Perimeter: $2x + 2y + \pi x = 10 \implies y = \frac{10 – 2x – \pi x}{2}$. Light $\propto$ Area $A = 2xy + \frac{1}{2}\pi x^2 = x(10 – 2x – \pi x) + \frac{\pi x^2}{2} = 10x – 2x^2 – \frac{\pi x^2}{2}$. $$A'(x) = 10 – 4x – \pi x = 0 \implies x(4+\pi) = 10 \implies x = \frac{10}{4+\pi}$$

Width: $\frac{20}{4+\pi}$m, Height: $\frac{10}{4+\pi}$m.

Question 09

A point on the hypotenuse of a triangle is at distance $a$ and $b$ from the sides. Show minimum length of hypotenuse is $(a^{2/3} + b^{2/3})^{3/2}$.

Let hypotenuse length be $L$. From geometry, $L = a \sec\theta + b \csc\theta$.

$$\frac{dL}{d\theta} = a \sec\theta \tan\theta – b \csc\theta \cot\theta = 0$$ $$\implies \frac{a \sin\theta}{\cos^2\theta} = \frac{b \cos\theta}{\sin^2\theta} \implies \tan^3\theta = \frac{b}{a} \implies \tan\theta = (b/a)^{1/3}$$ Substituting back: $L = a \sqrt{1+\tan^2\theta} + b \sqrt{1+\cot^2\theta}$ After simplifying algebraically, $L = (a^{2/3} + b^{2/3})^{3/2}$.

Question 10

Find points of local maxima, minima, inflexion for $f(x) = (x-2)^4(x+1)^3$.

$$f'(x) = 4(x-2)^3(x+1)^3 + 3(x-2)^4(x+1)^2 = (x-2)^3(x+1)^2 [4(x+1) + 3(x-2)]$$ $$f'(x) = (x-2)^3(x+1)^2(7x-2)$$ Critical points: $x = 2, -1, 2/7$.

At $x=-1$: Sign does not change ($+ \to +$).

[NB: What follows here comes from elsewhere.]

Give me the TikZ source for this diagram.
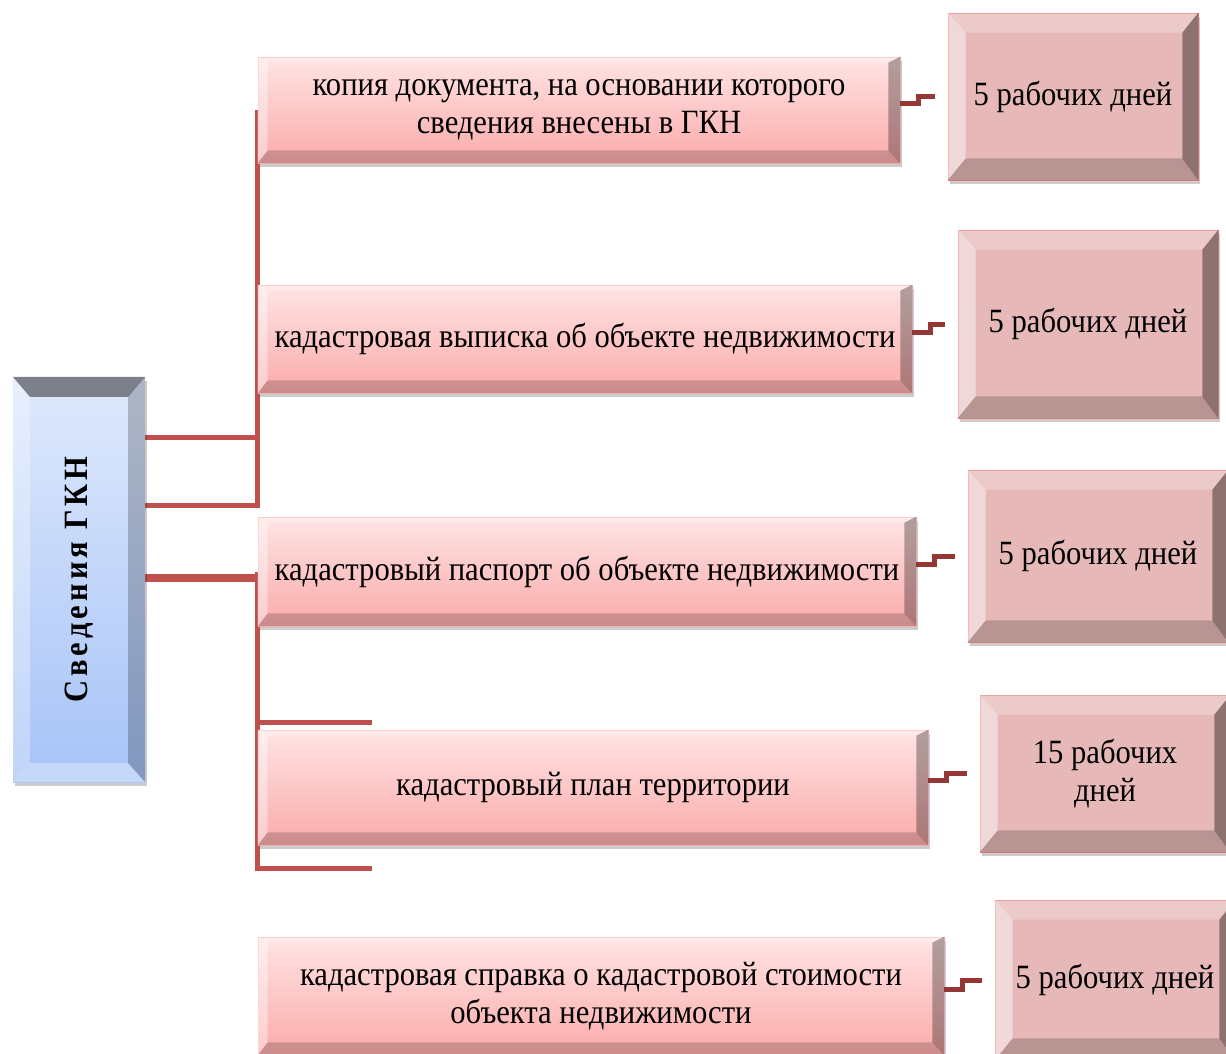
\documentclass[tikz,border=0pt]{standalone}
\usepackage{fontspec}
\setmainfont{Liberation Serif}
\newfontfamily\boxfont[FakeStretch=0.9]{Liberation Serif}
\usetikzlibrary{calc,shadows}

\definecolor{treered}{HTML}{C0504D}
\definecolor{stepred}{HTML}{953735}
\definecolor{pinktop}{HTML}{FFE4E4}
\definecolor{pinkbot}{HTML}{FBAAAA}
\definecolor{termfill}{HTML}{E6B9B8}
\definecolor{blutop}{HTML}{DFE9FC}
\definecolor{blubot}{HTML}{A6C3F7}

\pgfdeclarelayer{bg}
\pgfsetlayers{bg,main}

% bevel bands: node, left, top, right, bottom widths, then top/left/bottom/right fills
\newcommand\bevel[9]{%
  \fill[#6] (#1.north west) -- (#1.north east) -- ([shift={(-#4,#3)}]#1.north east) -- ([shift={(#2,#3)}]#1.north west) -- cycle;
  \fill[#7] (#1.north west) -- ([shift={(#2,#3)}]#1.north west) -- ([shift={(#2,-#5)}]#1.south west) -- (#1.south west) -- cycle;
  \fill[#8] (#1.south west) -- ([shift={(#2,-#5)}]#1.south west) -- ([shift={(-#4,-#5)}]#1.south east) -- (#1.south east) -- cycle;
  \fill[#9] (#1.north east) -- ([shift={(-#4,#3)}]#1.north east) -- ([shift={(-#4,-#5)}]#1.south east) -- (#1.south east) -- cycle;
}
\newcommand\docbevel[1]{\bevel{#1}{10}{6}{12}{13}{white,opacity=.3}{white,opacity=.4}{black,opacity=.18}{black,opacity=.3}}
\newcommand\termbevel[1]{\bevel{#1}{18}{20}{16}{22}{white,opacity=.25}{white,opacity=.45}{black,opacity=.2}{black,opacity=.38}}

\tikzset{
  boxtext/.style={font=\boxfont\fontsize{34}{38}\selectfont, align=center, inner sep=0pt},
  docbox/.style={boxtext, top color=pinktop, bottom color=pinkbot, draw=pinkbot!80!white, line width=.8,
    drop shadow={shadow xshift=2pt, shadow yshift=-4pt, opacity=.2, fill=black}},
  termbox/.style={boxtext, fill=termfill, draw=termfill!70!red, line width=.8,
    drop shadow={shadow xshift=2pt, shadow yshift=-4pt, opacity=.2, fill=black}},
  tree/.style={treered, line width=5},
  stepline/.style={stepred, line width=5, shorten >=13},
}

\begin{document}
\begin{tikzpicture}[x=1pt,y=-1pt]
\useasboundingbox (0,0) rectangle (1226,1053);

% main block
\node[boxtext, minimum width=132, minimum height=405, top color=blutop, bottom color=blubot,
  drop shadow={shadow xshift=2pt, shadow yshift=-4pt, opacity=.2, fill=black}] (gkn) at (79,579.5)
  {\rotatebox{90}{\fontsize{34}{38}\selectfont\bfseries\addfontfeature{LetterSpace=12}Сведения ГКН}};
\bevel{gkn}{17}{20}{17}{19}{fill=black!45!blutop}{white,opacity=.3}{white,opacity=.35}{black,opacity=.22}

% documents
\node[docbox, minimum width=642, minimum height=106] (d1) at (579,110) {копия документа, на основании которого\\сведения внесены в ГКН};
\node[docbox, minimum width=654, minimum height=108] (d2) at (585,339) {кадастровая выписка об объекте недвижимости};
\node[docbox, minimum width=658, minimum height=109] (d3) at (587,571.5) {кадастровый паспорт об объекте недвижимости};
\node[docbox, minimum width=670, minimum height=115] (d4) at (593,787.5) {кадастровый план территории};
\node[docbox, minimum width=686, minimum height=118] (d5) at (601,996) {кадастровая справка о кадастровой стоимости\\объекта недвижимости};
\foreach \n in {d1,d2,d3,d4,d5} {\docbevel{\n}}

% terms
\node[termbox, minimum width=250, minimum height=167] (t1) at (1073,96.5) {5 рабочих дней};
\node[termbox, minimum width=260, minimum height=188] (t2) at (1088,324) {5 рабочих дней};
\node[termbox, minimum width=260, minimum height=172] (t3) at (1098,556) {5 рабочих дней};
\node[termbox, minimum width=250, minimum height=157] (t4) at (1105,773.5) {15 рабочих\\дней};
\node[termbox, minimum width=240, minimum height=160] (t5) at (1115,980) {5 рабочих дней};
\foreach \n in {t1,t2,t3,t4,t5} {\termbevel{\n}}

% tree
\coordinate (s1) at (372,722);
\coordinate (s2) at (372,868);
\begin{pgfonlayer}{bg}
\draw[tree] (gkn.east |- 0,437) -| (d1.west);
\draw[tree] (gkn.east |- 0,505) -| (d2.west);
\draw[tree, line width=8] ([yshift=-6.5]gkn.east |- d3.west) -- ([yshift=-6.5]d3.west);
\draw[tree] (d3.west) |- (s1);
\draw[tree] (d3.west) |- (s2);
\end{pgfonlayer}

% steps
\foreach \a/\b in {d1/t1,d2/t2,d3/t3,d4/t4,d5/t5}
  \draw[stepline] ([yshift=7]\a.east) -- ++(18,0) |- (\b.west);
\end{tikzpicture}
\end{document}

Point of Inflexion.
At $x=2/7$: Sign changes $+ \to -$. Local Maxima.
At $x=2$: Sign changes $- \to +$. Local Minima.

Question 11

Find absolute max and min of $f(x) = \cos^2 x + \sin x, x \in [0, \pi]$.

$f(x) = 1 – \sin^2 x + \sin x$. Let $\sin x = t, t \in [0, 1]$. $g(t) = -t^2 + t + 1$. $g'(t) = -2t + 1 = 0 \implies t = 1/2 \implies x = \pi/6, 5\pi/6$. Evaluate endpoints and critical points: $f(0) = 1$, $f(\pi) = 1$. $f(\pi/6) = 1 – 1/4 + 1/2 = 5/4$.

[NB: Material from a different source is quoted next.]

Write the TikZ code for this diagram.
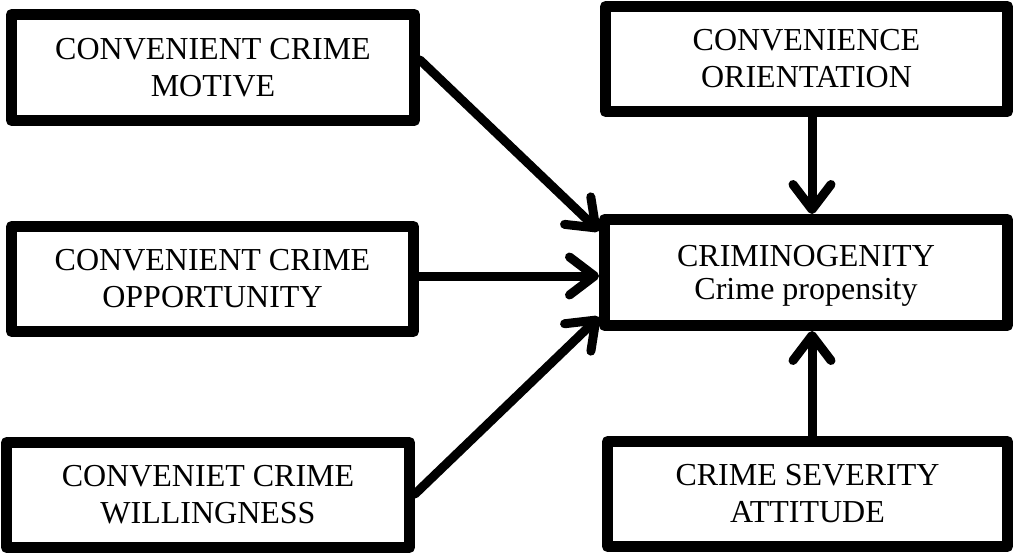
\documentclass[tikz,border=0pt]{standalone}
\usepackage{fontspec}
\setmainfont{Liberation Serif}
\usetikzlibrary{arrows.meta}
\begin{document}
\begin{tikzpicture}[x=1pt,y=-1pt,
  box/.style={draw=black, line width=11pt, line join=round, fill=white,
    minimum width=403pt, minimum height=106pt, inner sep=0pt,
    align=center, font=\fontsize{32}{37}\selectfont},
  arr/.style={line width=9pt, line cap=round,
    -{Straight Barb[length=25pt,width=38pt,line cap=round,line join=round]}}]
\useasboundingbox (0,0) rectangle (1015,554);
\node[box] (A) at (213,67.5) {CONVENIENT CRIME\\MOTIVE};
\node[box, minimum width=402pt, minimum height=105pt] (B) at (212.5,279) {CONVENIENT CRIME\\OPPORTUNITY};
\node[box, minimum height=105pt] (C) at (208,495) {CONVENIET CRIME\\WILLINGNESS};
\node[box, minimum width=402pt, minimum height=105pt] (D) at (806.5,59) {CONVENIENCE\\ORIENTATION};
\node[box, font=\fontsize{32}{33}\selectfont, text depth=0pt] (E) at (806,272.5) {CRIMINOGENITY\\Crime propensity};
\node[box, minimum width=400pt, minimum height=105pt] (F) at (807.5,494) {CRIME SEVERITY\\ATTITUDE};
\draw[arr] ([yshift=7.5pt]A.east) -- ([yshift=41.5pt]E.west);
\draw[arr] ([yshift=3pt]B.east) -- ([yshift=-3.5pt]E.west);
\draw[arr] ([yshift=1pt]C.east) -- ([yshift=-44.5pt]E.west);
\draw[arr] ([xshift=5.5pt]D.south) -- ([xshift=6pt]E.north);
\draw[arr] ([xshift=4.5pt]F.north) -- ([xshift=6pt]E.south);
\end{tikzpicture}
\end{document}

Abs Max: $5/4$, Abs Min: $1$ (in the range given, technically min is at endpoints).

Question 12

Show altitude of right circular cone of max volume in sphere radius $r$ is $4r/3$.

Let cone altitude $h$, base radius $R$. Let distance from center to base be $x$. So $h = r+x$.

$R^2 = r^2 – x^2$. $$V = \frac{1}{3}\pi R^2 h = \frac{1}{3}\pi (r^2 – x^2)(r + x)$$ $$\frac{dV}{dx} = \frac{\pi}{3} [(r^2-x^2) + (r+x)(-2x)] = \frac{\pi}{3}(r+x)(r-x – 2x) = \frac{\pi}{3}(r+x)(r-3x)$$ Max when $r – 3x = 0 \implies x = r/3$. Altitude $h = r + r/3 = 4r/3$.

✅ Verified Altitude = $4r/3$.

Question 13

If $f'(x) > 0$ for all $x \in (a, b)$, prove $f$ is increasing on $(a, b)$.

Let $x_1, x_2 \in (a, b)$ such that $x_1 < x_2$. By Mean Value Theorem, there exists $c \in (x_1, x_2)$ such that:

$$f(x_2) – f(x_1) = f'(c)(x_2 – x_1)$$

Since $f'(c) > 0$ and $x_2 – x_1 > 0$, then $f(x_2) – f(x_1) > 0 \implies f(x_2) > f(x_1)$.

Thus, f is strictly increasing.

Question 14

Show height of cylinder of max volume in sphere radius $R$ is $\frac{2R}{\sqrt{3}}$.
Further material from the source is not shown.